I stayed at home for the first 10 months of my son's life, then 10 months later stopped for the following 4 years. I was glad to be there to see them do all those things, and glad that I didn't have to micromanage four schedules every day (which I am crap at and would have found very stressful) and make sure I got the right stuff to the right place with the right child. Before having children I was not in a career I loved, I was a in a series of not very engaging relatively temporary jobs.
I do not enjoy talking baby talk all day or getting down on the floor with babies, so I didn't essentially. I spoke to them as though they were adults and they caught up with me (are beyond me now at 10,13 and 14). I certainly do not enjoy wiping shit and puke all day. I did not study for 18 years for that. The only reason I did it was because it was my children and they needed to be clean. I'm not sure what credentials you need to be a "good" SAHM but I lacked an essential qualification there.
Having said all this, I do not regret a moment spent with them. HOWEVER, I do not doubt that had I been in a career that I enjoyed before having them, I would have been back at work very quickly.

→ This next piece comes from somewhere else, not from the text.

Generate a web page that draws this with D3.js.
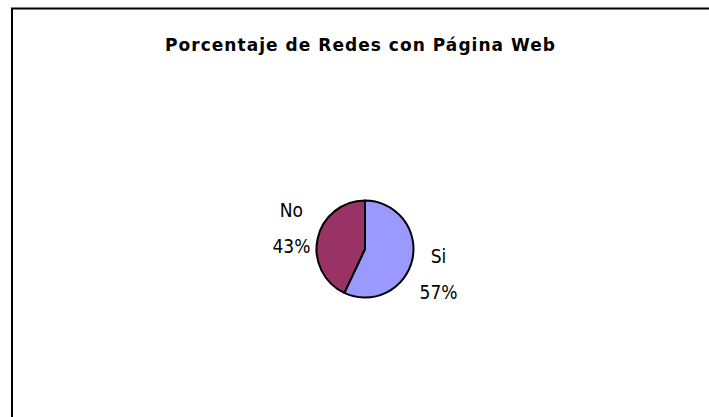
<!DOCTYPE html>
<html>
<head>
<meta charset="utf-8">
<script src="https://cdn.jsdelivr.net/npm/d3@7"></script>
<style>
  body { margin: 0; background: #fff; }
  text { font-family: "DejaVu Sans Condensed", "DejaVu Sans", sans-serif; fill: #000; }
  .title { font-family: "DejaVu Sans", sans-serif; font-weight: bold; font-size: 17px; }
  .lbl { font-size: 19px; }
</style>
</head>
<body>
<div id="chart"></div>
<script>
const WIDTH = 709, HEIGHT = 417;

const categories = ["Si", "No"];
const values = [57, 43];
const colors = ["#9999ff", "#993366"];

const svg = d3.select("#chart").append("svg")
  .attr("width", WIDTH)
  .attr("height", HEIGHT)

// chart area border (runs off the right and bottom edges)
svg.append("rect")
  .attr("x", 12)
  .attr("y", 8.5)
  .attr("width", 720)
  .attr("height", 430)
  .attr("fill", "#fff")
  .attr("stroke", "#000")
  .attr("stroke-width", 2)

svg.append("text")
  .attr("class", "title")
  .attr("x", 360)
  .attr("y", 51)
  .attr("text-anchor", "middle")
  .attr("textLength", 390)
  .attr("lengthAdjust", "spacing")
  .text("Porcentaje de Redes con Página Web")

const cx = 365, cy = 249, R = 48.5;
const g = svg.append("g").attr("transform", `translate(${cx}, ${cy})`)

const pie = d3.pie().sort(null).value(d => d.value)
const arcs = pie(categories.map((c, i) => ({name: c, value: values[i], color: colors[i]})))

const arc = d3.arc().innerRadius(0).outerRadius(R)

g.selectAll("path")
  .data(arcs)
  .join("path")
  .attr("d", arc)
  .attr("fill", d => d.data.color)
  .attr("stroke", "#000")
  .attr("stroke-width", 2)
  .attr("stroke-linejoin", "round")

// labels sit just outside, nudged a little clockwise like excel does
const LABEL_R = 77;
const labelPos = d => {
  const a = (d.startAngle + d.endAngle) / 2 + 0.08;
  return [Math.sin(a) * LABEL_R, -Math.cos(a) * LABEL_R];
}

const total = d3.sum(values)
const lbl = g.selectAll("g.lbl")
  .data(arcs)
  .join("g")
  .attr("transform", d => `translate(${labelPos(d)})`)

lbl.append("text")
  .attr("class", "lbl")
  .attr("text-anchor", "middle")
  .attr("y", -9)
  .text(d => d.data.name)

lbl.append("text")
  .attr("class", "lbl")
  .attr("text-anchor", "middle")
  .attr("y", 27)
  .text(d => `${Math.round(d.data.value / total * 100)}%`)
</script>
</body>
</html>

The simplest option at the time I had them was to take some time out. My husband was not earning a fortune, but it's surprising how much money you save by not going out to work. I was able to make quite a lot of things at home and entertain the children very cheaply.
I really always sit back in wonder at how nasty these debates turn. When returning to work is hardly a choice these days for most people, how can anyone be slated for it? Also I feel like Xenia does that the expectation that because the woman bears the child and breastfeeds, her career always has to be the one to suffer is DEEPLY iniquitous.
Also I think thought that many people stay at home for economic reasons. If you don't have a long term expectation of being able to provide a better standard of living in the future- ie if your earnings expectation over your lifetime are not high (as I didn't back when my second child was born- it seemed all struggle and no gain ad infinitum), then staying at home with your children does not actually make much economic difference either. I think the most determining factor in a lifetime's earnings is not whether or not you choose to become a SAHM/D for a few yers, but how focussed you are on going up the earnings ladder. If you are determined, nothing, not even the birth of x number of children will stop you from achieving that. And good on you if that's what you want. Why is it acceptable for a man to do that but not a woman?
However, if the long term economics of it are not that important (and to many people they aren't) potential life choices are very different. It's not really a question of choice more a question of following your personality. This SAHM/ WOHM or whatever is not really the right debate. There's no reason any of us should be sacrificing ourselves for our children. (cue 1950s frilly pinny and perfect piecrust)
If someone feels that, they should consider stopping doing whatever it is that's causing them to feel that way, and do something else. Our children don't want sacrifice from us. They want to grow up alongside happy, non-resentful parents who are happy in the path their life has taken.